Now, that 11 million, added to the other revenues, plus the Federal payment of 8 million, and plus the sale of securities in the public

[ocr errors]

works investment fund which we have, of $1,376,200, would balance our general fund budget of $77,226,200; which would leave, however, in our public-works investment fund, as a cushion, $3,698,307.

Now, in these items of the budget, there are certain items which Mr. Bates just referred to, over which the Commissioners have no administrative control. The fact of the matter is, when you analyze it straight through, the Commissioners have hardly added more than 3 million dollars over last year, other than the mandatory provisions. Take the pay increases, $5,101,217, a 3-year total amounting to $11,518,900.

Now, that becomes regular each year, $11,518,900 pay increases, and do not forget that does not include school teachers' increases for 1948.

Mr.
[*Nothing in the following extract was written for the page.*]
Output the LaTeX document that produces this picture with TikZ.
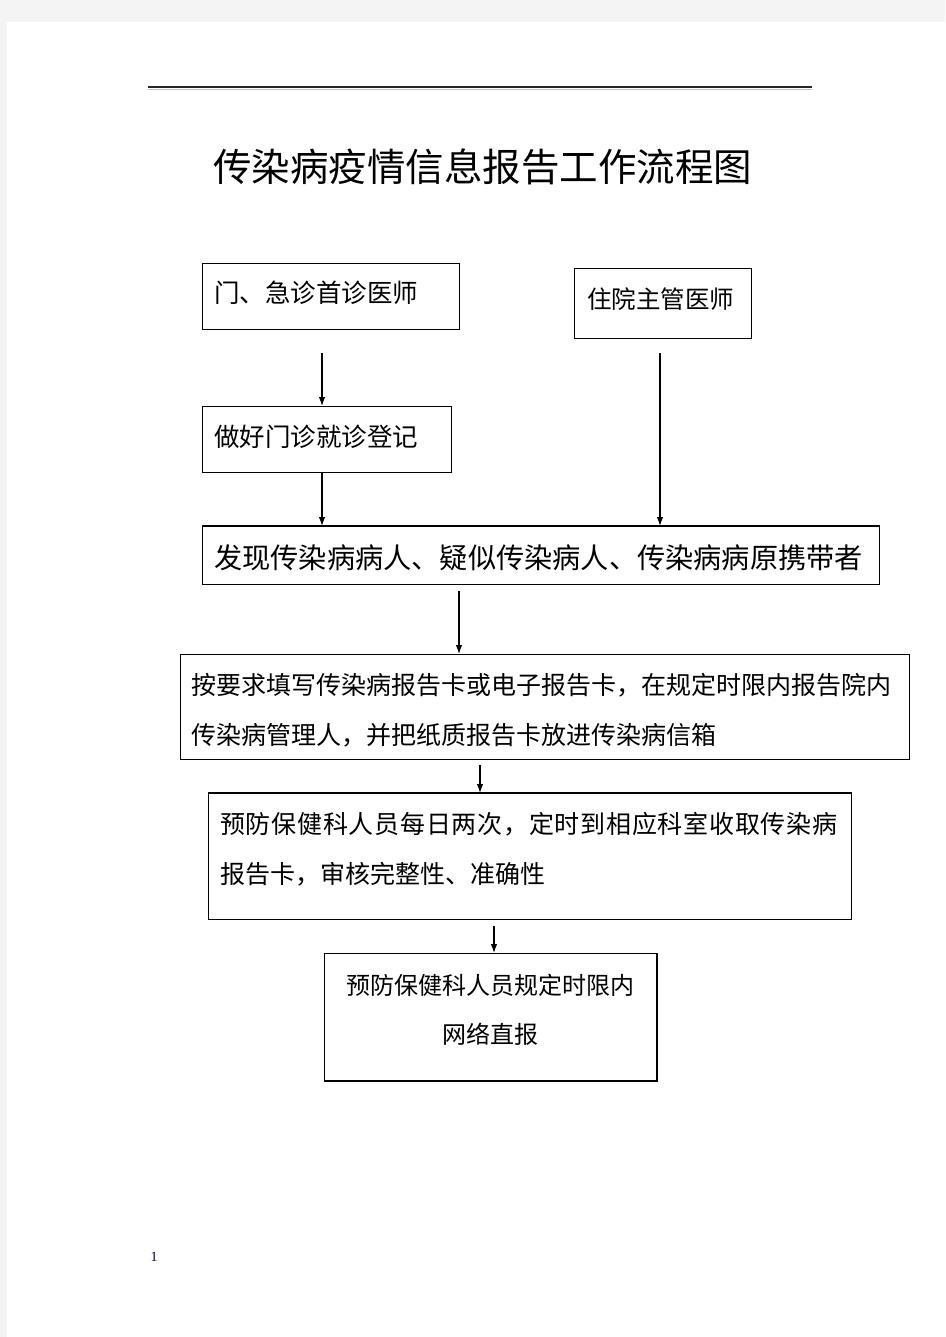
\documentclass[tikz,border=0pt]{standalone}
\usepackage{fontspec}
\setmainfont{Liberation Serif}
\newfontfamily\cjk{Noto Sans CJK SC}
\usetikzlibrary{arrows.meta}
\definecolor{pagegray}{HTML}{F4F4F4}
\begin{document}
\begin{tikzpicture}[x=1pt,y=-1pt,
  box/.style={draw=black, line width=1.2pt, rectangle, anchor=north west, inner sep=0pt},
  txt/.style={anchor=west, inner sep=0pt, align=left, text=black},
  arr/.style={-{Latex[length=9pt,width=6.5pt]}, line width=1.1pt}
]
\fill[pagegray] (0,0) rectangle (945,1337);
\fill[white] (7,22) rectangle (945,1337);
\useasboundingbox (0,0) rectangle (945,1337);

% header rule
\draw[line width=1.3pt, black!85] (148,87) -- (812,87);
\draw[line width=0.8pt, black!25] (148,89) -- (812,89);

% title
\node[inner sep=0pt, font=\cjk\fontsize{38.5pt}{40pt}\selectfont] (title) at (482.5,167) {传染病疫情信息报告工作流程图};

% boxes
\node[box, minimum width=257pt, minimum height=66pt] (b1) at (202,263) {};
\node[box, minimum width=177pt, minimum height=70pt] (b2) at (574,268) {};
\node[box, minimum width=249pt, minimum height=66pt] (b3) at (202,406) {};
\node[box, minimum width=677pt, minimum height=58pt] (b4) at (202,526) {};
\node[box, minimum width=729pt, minimum height=105pt] (b5) at (180,654) {};
\node[box, minimum width=643pt, minimum height=126pt] (b6) at (208,793) {};
\node[box, minimum width=332pt, minimum height=127pt] (b7) at (324,953) {};

% thicker edges
\draw[line width=2.4pt] (b4.north west) -- (b4.north east);
\draw[line width=2.4pt] (b6.north west) -- (b6.north east);
\draw[line width=1.6pt] (b7.north east) -- (b7.south east) -- (b7.south west);

% texts
\node[txt, font=\cjk\fontsize{25.5pt}{30pt}\selectfont] (t1) at (214,293) {门、急诊首诊医师};
\node[txt, font=\cjk\fontsize{24.5pt}{30pt}\selectfont] (t2) at (587,299) {住院主管医师};
\node[txt, font=\cjk\fontsize{25.5pt}{30pt}\selectfont] (t3) at (214,437) {做好门诊就诊登记};
\node[txt, font=\cjk\fontsize{28.2pt}{32pt}\selectfont] (t4) at (214,558) {发现传染病病人、疑似传染病人、传染病病原携带者};
\node[txt, font=\cjk\fontsize{25pt}{50pt}\selectfont] (t5) at (191,710) {按要求填写传染病报告卡或电子报告卡，在规定时限内报告院内\\传染病管理人，并把纸质报告卡放进传染病信箱};
\node[txt, font=\cjk\fontsize{25pt}{50pt}\selectfont] (t6) at (220,849) {{\addfontfeatures{LetterSpace=3}预防保健科人员每日两次，定时到相应科室收取传染病}\\报告卡，审核完整性、准确性};
\node[inner sep=0pt, align=center, font=\cjk\fontsize{24pt}{49pt}\selectfont] (t7) at (490,1010) {预防保健科人员规定时限内\\网络直报};

% connectors
\coordinate (s1) at (322,353);
\coordinate (s2) at (660,353);
\coordinate (s4) at (459,591);
\coordinate (s5) at (480,765);
\coordinate (s6) at (494,926);
\draw[arr] (s1) -- (s1 |- b3.north);
\draw[arr] (s2) -- (s2 |- b4.north);
\draw[arr] (s1 |- b3.south) -- (s1 |- b4.north);
\draw[arr] (s4) -- (s4 |- b5.north);
\draw[arr] (s5) -- (s5 |- b6.north);
\draw[arr] (s6) -- (s6 |- b7.north);

% page number
\node[inner sep=0pt, font=\fontsize{14pt}{16pt}\selectfont, text=black!80!blue] (pn) at (154,1257) {1};
\end{tikzpicture}
\end{document}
BATES. Let me interject a question at this moment, Mr. Fowler. Mr. FOWLER. Yes, sir.

Mr. BATES. You mention it because it is a very important item. I think we have figures here to show what percent of all expenditures of the government is composed of what we call personal services. Mr. FOWLER. That is right.

Mr. BATES. This 11 million dollars that you speak of, over which you say the Commissioners have no control, I presume you meant in the authorization and the direction of the Congress to increase salaries. Mr. FOWLER. That is correct.

Mr. BATES. Will you answer this question. Did the Commissioners at any time favor any legislation respecting any part of those salary increases that you mention, that 11 million dollars?

Mr. FOWLER. Yes; the Commissioners did.

Mr. BATES. For what part?

Mr. FOWLER. I think that the Commissioners favored the increase in the police and firemen's salaries, and they favored, to some extent, the increase in the school teachers' salaries, but as to the general increase affecting the Federal pay roll, the Federal employees, throughout the Government, they were not even heard on those, and took no part in it, because, as a general proposition, whatever the Congress does for the Federal employees, they do for the District employees who are classified, and they certainly would have no objection to it.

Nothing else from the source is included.